Requirements :: Retype nothing but the lines from the start of the material up to and including the line with "var tickValues = [-20, -10, 0, 10, 20];". Pictures don't belong in the copy.

Recorded information ::
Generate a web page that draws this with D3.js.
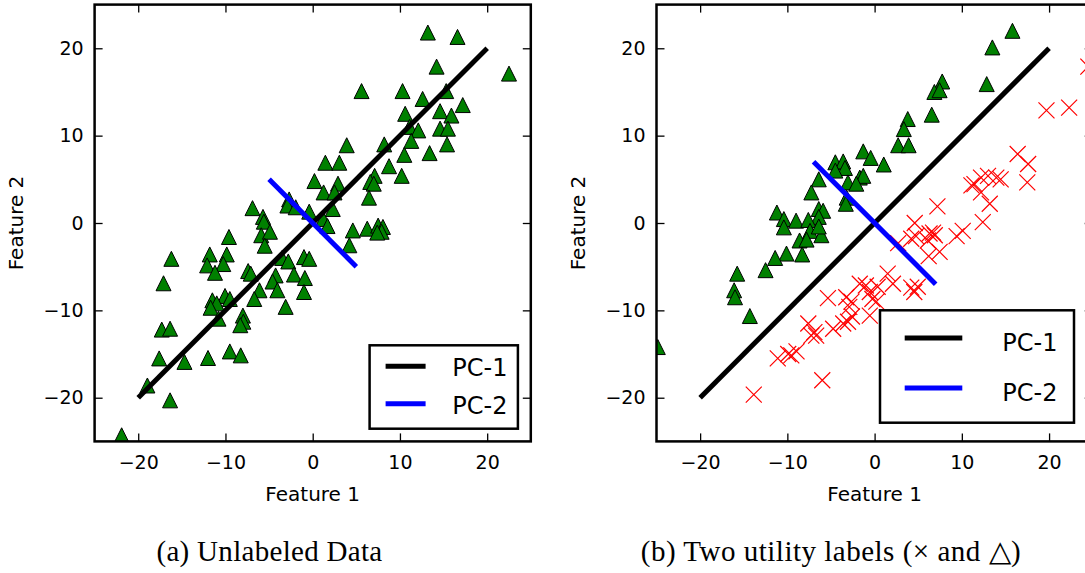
<!DOCTYPE html>
<html>
<head>
<meta charset="utf-8">
<script src="https://cdn.jsdelivr.net/npm/d3@7"></script>
<style>
  body { margin: 0; background: #fff; }
  svg { display: block; }
  .tick text { font-family: "DejaVu Sans", sans-serif; }
</style>
</head>
<body>
<div id="chart-area"></div>
<script>
// tick values used on both axes of both panels
var tickValues = [-20, -10, 0, 10, 20];

// (a) unlabeled data, [feature1, feature2]
var unlabeledPoints = [
  [13.2, 21.8], [16.6, 21.3], [14.2, 17.9], [22.5, 17.1], [5.6, 15.1], [10.3, 15.1], [15.3, 15.1],
  [12.6, 14.2], [17.2, 13.5], [14.6, 12.8], [15.9, 12.3], [10.6, 12.5], [11.1, 11.0], [12.1, 10.6],
  [14.6, 10.8], [15.5, 10.8], [11.3, 9.4], [15.4, 9.0], [13.4, 8.0], [3.9, 8.9], [8.2, 9.0],
  [10.5, 7.8], [1.45, 6.9], [3.05, 6.9], [8.75, 6.5], [10.2, 5.4], [7.1, 5.4], [6.6, 4.7],
  [7.0, 4.5], [6.45, 2.9], [0.2, 4.8], [1.25, 3.5], [2.9, 4.5], [2.5, 3.5], [2.3, 1.6], [1.2, 0.45],
  [1.7, -0.35], [4.6, -0.85], [6.25, -0.65], [7.5, -0.3], [8.05, -0.45], [7.9, -1.0], [7.4, -1.1],
  [4.2, -2.55],
  [-6.9, 1.7], [-2.7, 2.7], [-2.9, 2.0], [-1.95, 1.8], [-0.4, 1.3],
  [-5.7, 0.7], [-5.6, 0.15], [-5.9, -1.4], [-4.9, -1.0], [-5.5, -2.6],
  [-9.6, -1.6], [-16.2, -4.1], [-11.8, -3.6], [-9.85, -3.6], [-12.1, -4.85], [-10.25, -4.7],
  [-11.2, -5.7], [-7.4, -5.5], [-7.1, -5.8], [-3.5, -4.0], [-2.8, -4.4], [-1.0, -3.9], [-0.4, -4.1],
  [-2.15, -5.9], [-4.25, -6.0], [-4.6, -6.7], [-0.9, -6.3], [-1.0, -7.9], [-4.05, -7.7], [-6.1, -7.7],
  [-6.7, -8.7], [-17.1, -6.9], [-11.5, -8.85], [-10.05, -8.35], [-9.5, -8.7], [-11.0, -9.2],
  [-11.7, -9.7], [-10.8, -10.95], [-8.0, -10.6], [-7.95, -11.3], [-8.3, -11.7], [-3.1, -9.6],
  [-17.3, -12.2], [-16.35, -12.1], [-17.6, -15.5], [-14.7, -15.9], [-12.0, -15.45], [-9.5, -14.7],
  [-8.25, -15.15], [-18.95, -18.6], [-16.35, -20.3], [-21.9, -24.3]
];

// (b) triangle label
var trianglePoints = [
  [-1.3, 8.2], [-0.45, 7.45], [-4.5, 6.95], [-3.6, 7.05], [-3.4, 6.3], [-4.5, 6.0], [-6.4, 5.0],
  [-7.25, 3.5], [-3.05, 4.65], [-1.7, 5.2], [-1.3, 5.4], [-2.1, 4.5], [-3.2, 2.9], [-3.3, 2.2],
  [-6.4, 1.6], [-5.9, 1.4], [-6.4, 0.7], [-11.2, 1.2], [-10.4, 0.45], [-9.0, 0.27], [-7.6, 0.35],
  [15.8, 22.0], [13.5, 20.1], [12.85, 15.9], [7.75, 16.2], [6.85, 15.0], [7.45, 15.2], [6.55, 12.4],
  [3.8, 11.9], [3.35, 10.75], [2.7, 8.9], [3.9, 8.9], [1.05, 6.7],
  [-10.4, -0.5], [-7.4, -0.9], [-6.1, -1.4], [-6.4, -0.4], [-8.6, -2.0], [-7.8, -1.9],
  [-8.3, -3.6], [-10.1, -3.5], [-11.4, -4.0], [-12.5, -5.4], [-15.75, -5.8], [-16.1, -7.7],
  [-16.0, -8.5], [-14.3, -10.65], [-24.85, -14.2]
];

// (b) cross label
var crossPoints = [
  [19.7, 12.9], [22.3, 13.2], [24.5, 17.9], [16.4, 7.9], [17.6, 6.75], [17.5, 4.65], [11.45, 4.45],
  [12.2, 5.2], [13.0, 5.4], [13.95, 5.2], [14.45, 5.0], [11.1, 4.3], [12.2, 3.5], [13.2, 2.2],
  [7.2, 1.9], [12.4, 0.1], [4.6, 0.0], [10.1, -0.9], [9.4, -1.5], [6.3, -1.2], [6.7, -1.1],
  [6.9, -1.4], [6.1, -2.0], [4.2, -1.8], [4.75, -1.5], [7.45, -3.3], [6.2, -3.8], [2.7, -2.3],
  [1.5, -5.8], [2.1, -6.95], [4.2, -7.4], [4.95, -7.3], [4.55, -7.9],
  [0.35, -7.3], [-1.7, -6.95], [-1.0, -7.15], [-0.55, -7.9], [-0.25, -8.7], [0.2, -9.0],
  [-0.55, -10.6], [-3.05, -11.3], [-3.6, -11.5], [-2.6, -10.7], [-4.75, -12.1], [-5.35, -8.6],
  [-3.25, -8.5], [-2.65, -9.0], [-2.9, -9.6], [-7.6, -11.5], [-6.9, -12.5], [-6.7, -12.9],
  [-7.25, -12.9], [-11.1, -15.5], [-9.9, -15.0], [-9.55, -15.15], [-8.95, -14.7], [-6.0, -18.0],
  [-13.85, -19.65]
];

// principal component segments
var pc1Line = [[-20, -20], [20, 20]];
var pc2LineA = [[-5, 5], [5, -5]];
var pc2LineB = [[-7, 7], [7, -7]];

var legendNames = ['PC-1', 'PC-2'];
var legendColors = ['#000000', '#0000ff'];

var svg = d3.select('#chart-area').append('svg')
    .attr('width', 1085)
    .attr('height', 573);

var width = 436.2;
var height = 436.8;

var x = d3.scaleLinear().domain([-25, 25]).range([0, width]);
var y = d3.scaleLinear().domain([-25, 25]).range([height, 0]);

var line = d3.line().x(d => x(d[0])).y(d => y(d[1]));

var triPath = 'M0,-7.5L-7.5,7.5L7.5,7.5Z';
var crossPath = 'M-8,-8L8,8M-8,8L8,-8';

function drawPanel(id, left, top) {
    var g = svg.append('g').attr('transform', `translate(${left}, ${top})`);

    g.append('clipPath').attr('id', 'clip-' + id)
        .append('rect').attr('width', width).attr('height', height);

    var plot = g.append('g').attr('clip-path', `url(#clip-${id})`);

    // axes: labels on bottom/left, inward ticks on all sides
    var bottom = g.append('g').attr('transform', `translate(0, ${height})`)
        .call(d3.axisBottom(x).tickValues(tickValues).tickSize(-8).tickPadding(14)
            .tickFormat(d => d < 0 ? '\u2212' + Math.abs(d) : d));
    var leftAx = g.append('g')
        .call(d3.axisLeft(y).tickValues(tickValues).tickSize(-8).tickPadding(11)
            .tickFormat(d => d < 0 ? '\u2212' + Math.abs(d) : d));
    var topAx = g.append('g')
        .call(d3.axisTop(x).tickValues(tickValues).tickSize(-8).tickFormat(''));
    var rightAx = g.append('g').attr('transform', `translate(${width}, 0)`)
        .call(d3.axisRight(y).tickValues(tickValues).tickSize(-8).tickFormat(''));

    [bottom, leftAx, topAx, rightAx].forEach(a => {
        a.select('.domain').remove();
        a.selectAll('.tick line').attr('stroke', '#000').attr('stroke-width', 1.3);
        a.selectAll('.tick text').attr('font-size', '19px').attr('fill', '#000');
    });
    g.selectAll('.tick text').attr('font-family', '"DejaVu Sans", sans-serif');

    g.append('text')
        .attr('x', width / 2)
        .attr('y', 496)
        .attr('text-anchor', 'middle')
        .attr('font-family', '"DejaVu Sans", sans-serif')
        .attr('font-size', '20px')
        .text('Feature 1');

    g.append('text')
        .attr('x', -height / 2)
        .attr('y', -72)
        .attr('transform', 'rotate(-90)')
        .attr('text-anchor', 'middle')
        .attr('font-family', '"DejaVu Sans", sans-serif')
        .attr('font-size', '20px')
        .text('Feature 2');

    return { g: g, plot: plot };
}

function drawLines(plot, pc2) {
    plot.append('path').datum(pc1Line)
        .attr('d', line).attr('fill', 'none')
        .attr('stroke', legendColors[0]).attr('stroke-width', 5);
    plot.append('path').datum(pc2)
        .attr('d', line).attr('fill', 'none')
        .attr('stroke', legendColors[1]).attr('stroke-width', 5);
}

function drawTriangles(plot, data) {
    plot.selectAll(null).data(data).enter()
        .append('path')
        .attr('d', triPath)
        .attr('transform', d => `translate(${x(d[0])}, ${y(d[1])})`)
        .attr('fill', '#008000')
        .attr('stroke', '#000')
        .attr('stroke-width', 1);
}

function drawLegend(g, box) {
    g.append('rect')
        .attr('x', box.x).attr('y', box.y)
        .attr('width', box.w).attr('height', box.h)
        .attr('fill', '#fff').attr('stroke', '#000').attr('stroke-width', 2.5);
    legendNames.forEach((name, i) => {
        var ly = box.lineY[i];
        g.append('line')
            .attr('x1', box.lineX[0]).attr('x2', box.lineX[1])
            .attr('y1', ly).attr('y2', ly)
            .attr('stroke', legendColors[i]).attr('stroke-width', 5);
        g.append('text')
            .attr('x', box.textX).attr('y', ly + box.textDy)
            .attr('font-family', '"DejaVu Sans", sans-serif')
            .attr('font-size', '24px')
            .text(name);
    });
}

function drawFrame(g) {
    g.append('rect')
        .attr('width', width).attr('height', height)
        .attr('fill', 'none').attr('stroke', '#000').attr('stroke-width', 2.5);
}

// panel (a)
var pa = drawPanel('a', 94.6, 4.6);
drawTriangles(pa.plot, unlabeledPoints);
drawLines(pa.plot, pc2LineA);
drawFrame(pa.g);
drawLegend(pa.g, { x: 275, y: 340.7, w: 148.3, h: 83.4, lineX: [291, 331], lineY: [361.7, 399.1], textX: 357.7, textDy: 10 });

// panel (b)
var pb = drawPanel('b', 656.5, 4.6);
drawTriangles(pb.plot, trianglePoints);
pb.plot.selectAll(null).data(crossPoints).enter()
    .append('path')
    .attr('d', crossPath)
    .attr('transform', d => `translate(${x(d[0])}, ${y(d[1])})`)
    .attr('fill', 'none')
    .attr('stroke', '#ff0000')
    .attr('stroke-width', 1.2);
drawLines(pb.plot, pc2LineB);
drawFrame(pb.g);
drawLegend(pb.g, { x: 223.5, y: 305.7, w: 194, h: 112.4, lineX: [248.2, 305.8], lineY: [333.4, 383.4], textX: 345.8, textDy: 13 });

// captions
svg.append('text')
    .attr('x', 269.5).attr('y', 561)
    .attr('text-anchor', 'middle')
    .attr('font-family', '"Liberation Serif", serif')
    .attr('font-size', '29px')
    .attr('letter-spacing', '0.3px')
    .text('(a) Unlabeled Data');

svg.append('text')
    .attr('x', 831).attr('y', 561)
    .attr('text-anchor', 'middle')
    .attr('font-family', '"Liberation Serif", serif')
    .attr('font-size', '29px')
    .attr('letter-spacing', '0.5px')
    .text('(b) Two utility labels (\u00d7 and \u25b3)');
</script>
</body>
</html>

Result of this exercise ::
Generate a web page that draws this with D3.js.
<!DOCTYPE html>
<html>
<head>
<meta charset="utf-8">
<script src="https://cdn.jsdelivr.net/npm/d3@7"></script>
<style>
  body { margin: 0; background: #fff; }
  svg { display: block; }
  .tick text { font-family: "DejaVu Sans", sans-serif; }
</style>
</head>
<body>
<div id="chart-area"></div>
<script>
// tick values used on both axes of both panels
var tickValues = [-20, -10, 0, 10, 20];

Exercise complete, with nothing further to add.